## Problem to work on:
Exactly the lines from the start of the data through the line containing "14.4, 13.0, 11.7]" should be output, with both ends kept and nothing added.

## Material:
## start
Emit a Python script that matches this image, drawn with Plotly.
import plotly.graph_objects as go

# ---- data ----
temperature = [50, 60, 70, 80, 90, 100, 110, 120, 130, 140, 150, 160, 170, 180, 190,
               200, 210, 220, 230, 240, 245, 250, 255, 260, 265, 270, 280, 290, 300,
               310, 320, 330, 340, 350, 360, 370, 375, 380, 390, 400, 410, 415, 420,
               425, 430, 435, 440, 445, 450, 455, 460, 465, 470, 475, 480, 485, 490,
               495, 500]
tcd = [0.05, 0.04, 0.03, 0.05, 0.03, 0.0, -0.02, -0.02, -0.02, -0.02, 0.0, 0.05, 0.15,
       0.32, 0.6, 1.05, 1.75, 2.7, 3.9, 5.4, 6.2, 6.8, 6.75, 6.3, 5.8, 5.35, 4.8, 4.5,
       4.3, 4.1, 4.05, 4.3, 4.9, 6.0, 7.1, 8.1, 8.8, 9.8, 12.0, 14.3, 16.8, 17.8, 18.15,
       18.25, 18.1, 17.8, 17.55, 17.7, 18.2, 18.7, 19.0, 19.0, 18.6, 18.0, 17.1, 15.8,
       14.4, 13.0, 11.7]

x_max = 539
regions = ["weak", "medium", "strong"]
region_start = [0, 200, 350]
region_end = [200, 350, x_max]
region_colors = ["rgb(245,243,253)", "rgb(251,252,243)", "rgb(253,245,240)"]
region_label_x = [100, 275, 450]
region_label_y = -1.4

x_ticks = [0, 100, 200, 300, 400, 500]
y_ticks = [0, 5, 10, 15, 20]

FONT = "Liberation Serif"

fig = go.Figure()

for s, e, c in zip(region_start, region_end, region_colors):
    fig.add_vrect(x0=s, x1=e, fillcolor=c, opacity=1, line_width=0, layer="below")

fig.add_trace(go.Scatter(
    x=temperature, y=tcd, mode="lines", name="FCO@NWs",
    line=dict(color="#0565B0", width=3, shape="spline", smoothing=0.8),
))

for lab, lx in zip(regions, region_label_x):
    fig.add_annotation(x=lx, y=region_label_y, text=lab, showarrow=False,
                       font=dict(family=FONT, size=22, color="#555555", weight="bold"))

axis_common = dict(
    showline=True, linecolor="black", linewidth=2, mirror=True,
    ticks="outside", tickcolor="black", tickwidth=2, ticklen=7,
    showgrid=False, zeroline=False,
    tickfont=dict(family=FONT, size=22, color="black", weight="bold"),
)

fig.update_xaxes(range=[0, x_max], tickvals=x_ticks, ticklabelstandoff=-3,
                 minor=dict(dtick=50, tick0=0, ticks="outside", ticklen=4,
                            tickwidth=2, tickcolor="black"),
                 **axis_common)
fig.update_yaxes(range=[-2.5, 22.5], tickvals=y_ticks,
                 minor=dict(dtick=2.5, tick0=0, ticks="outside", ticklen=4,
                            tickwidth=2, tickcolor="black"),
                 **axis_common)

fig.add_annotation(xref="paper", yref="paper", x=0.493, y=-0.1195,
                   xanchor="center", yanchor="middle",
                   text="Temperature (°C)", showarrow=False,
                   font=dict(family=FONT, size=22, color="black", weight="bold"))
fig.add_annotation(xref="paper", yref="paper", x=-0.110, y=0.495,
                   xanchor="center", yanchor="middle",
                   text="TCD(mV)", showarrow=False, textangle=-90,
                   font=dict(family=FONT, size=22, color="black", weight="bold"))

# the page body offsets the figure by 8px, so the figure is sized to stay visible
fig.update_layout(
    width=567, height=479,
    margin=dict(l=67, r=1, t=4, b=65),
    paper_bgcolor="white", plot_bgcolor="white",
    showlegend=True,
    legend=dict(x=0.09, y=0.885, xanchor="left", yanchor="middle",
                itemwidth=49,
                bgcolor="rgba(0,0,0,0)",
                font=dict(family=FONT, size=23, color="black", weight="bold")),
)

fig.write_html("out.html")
## end
## Finished task:
Emit a Python script that matches this image, drawn with Plotly.
import plotly.graph_objects as go

# ---- data ----
temperature = [50, 60, 70, 80, 90, 100, 110, 120, 130, 140, 150, 160, 170, 180, 190,
               200, 210, 220, 230, 240, 245, 250, 255, 260, 265, 270, 280, 290, 300,
               310, 320, 330, 340, 350, 360, 370, 375, 380, 390, 400, 410, 415, 420,
               425, 430, 435, 440, 445, 450, 455, 460, 465, 470, 475, 480, 485, 490,
               495, 500]
tcd = [0.05, 0.04, 0.03, 0.05, 0.03, 0.0, -0.02, -0.02, -0.02, -0.02, 0.0, 0.05, 0.15,
       0.32, 0.6, 1.05, 1.75, 2.7, 3.9, 5.4, 6.2, 6.8, 6.75, 6.3, 5.8, 5.35, 4.8, 4.5,
       4.3, 4.1, 4.05, 4.3, 4.9, 6.0, 7.1, 8.1, 8.8, 9.8, 12.0, 14.3, 16.8, 17.8, 18.15,
       18.25, 18.1, 17.8, 17.55, 17.7, 18.2, 18.7, 19.0, 19.0, 18.6, 18.0, 17.1, 15.8,
       14.4, 13.0, 11.7]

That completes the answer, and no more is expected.